Immunofluorescence staining of yeast cells was performed as previously described (Walch-Solimena et al., 1997). Rabbit anti-Sec4p and anti-Myo2p pAbs were used at a 1:1,000 dilution followed by a secondary AlexaFluor594-conjugated goat anti–rabbit IgG antibody (Molecular Probes). The digital images were captured by a fluorescence microscope (model DM IRB; Leica) using a 100× objective and a high resolution CCD camera (model ORCA-ER; Hamamatsu Photonics). Immunofluorescence signals were quantified as pixels by using OpenLab 3.1.4 software (Improvision). For morphological analysis, the length and width of yeast cells were measured on differential interference contrast images using OpenLab software, which is basically similar to that used in the Saccharomyces cerevisiae Morphological Database (http://scmd.gi.k.u-tokyo.ac.jp/). The roundness of the cells was calculated as the axial ratio (length/width) in the mother cells. To observe shmoo formation, Mat a yeast cells were cultured to OD600 = 0.2 followed by 1 mg/ml α-factor treatment. Light microscopy images were taken 6 h after α-factor addition. The curvature radius of the shmoo tips was analyzed by using the OpenLab 3.1.4 program.
Cells were collected by vacuum filtration using a 0.45-μm nitrocellulose membrane and were fixed for 1 h at RT in 0.1 M cacodylate, pH 7.4, 3% formaldehyde, 1 mM MgCl2, and 1 mM CaCl2. The cells were spheroplasted and fixed with 1% glutaraldehyde (in PBS, pH 7.4) at 4°C overnight. The spheroplasts were washed in 0.1 M cacodylate buffer and were postfixed twice with ice-cold 0.5% OsO4 and 0.8% potassium for 10 min each. After dehydration and embedding in Spurr's epoxy resin (Polysciences, Inc.), thin sections were cut and transferred onto 600 mesh uncoated copper grids (Ernest Fullam, Inc) and were poststained with uranyl acetate and lead citrate. Cells were observed on a transmission electron microscope (model 1010; JEOL) at 100,000×.
Online supplemental material
Fig. S1 shows that SRO7 overexpression rescues exo70Δ. The supplemental materials and methods paragraph explains the methods used for the rescuing experiment.

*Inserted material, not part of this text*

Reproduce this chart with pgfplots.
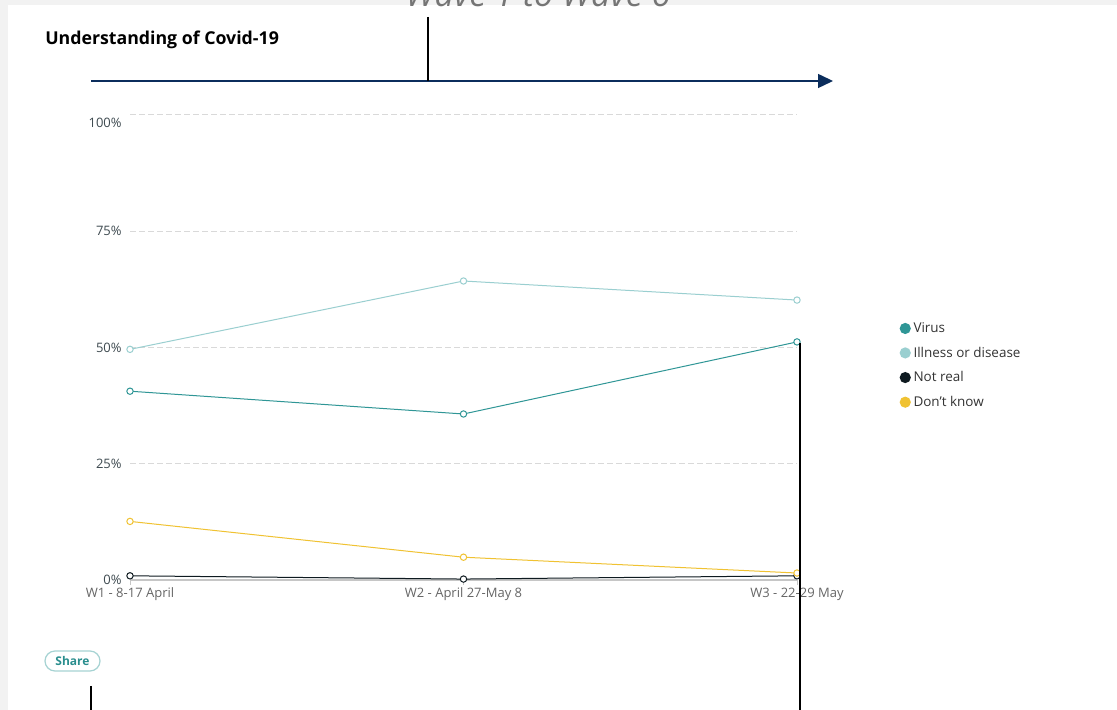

We thank Allison Zajac for her technical help and Dr. John Murray for his advice on the EM experiments. We also thank Dr. Peter Novick for many helpful discussions and Dr. Lennart Adler for reagents.
This work is supported by grants from the National Institutes of Health (RO1-GM64690), American Cancer Society, and the Pew Scholar Program in Biomedical Sciences (to W. Guo).
X. Zhang and P. Wang contributed equally to this work.
Abbreviations used in this paper: Lgl, lethal giant larvae; SC, synthetic complete media.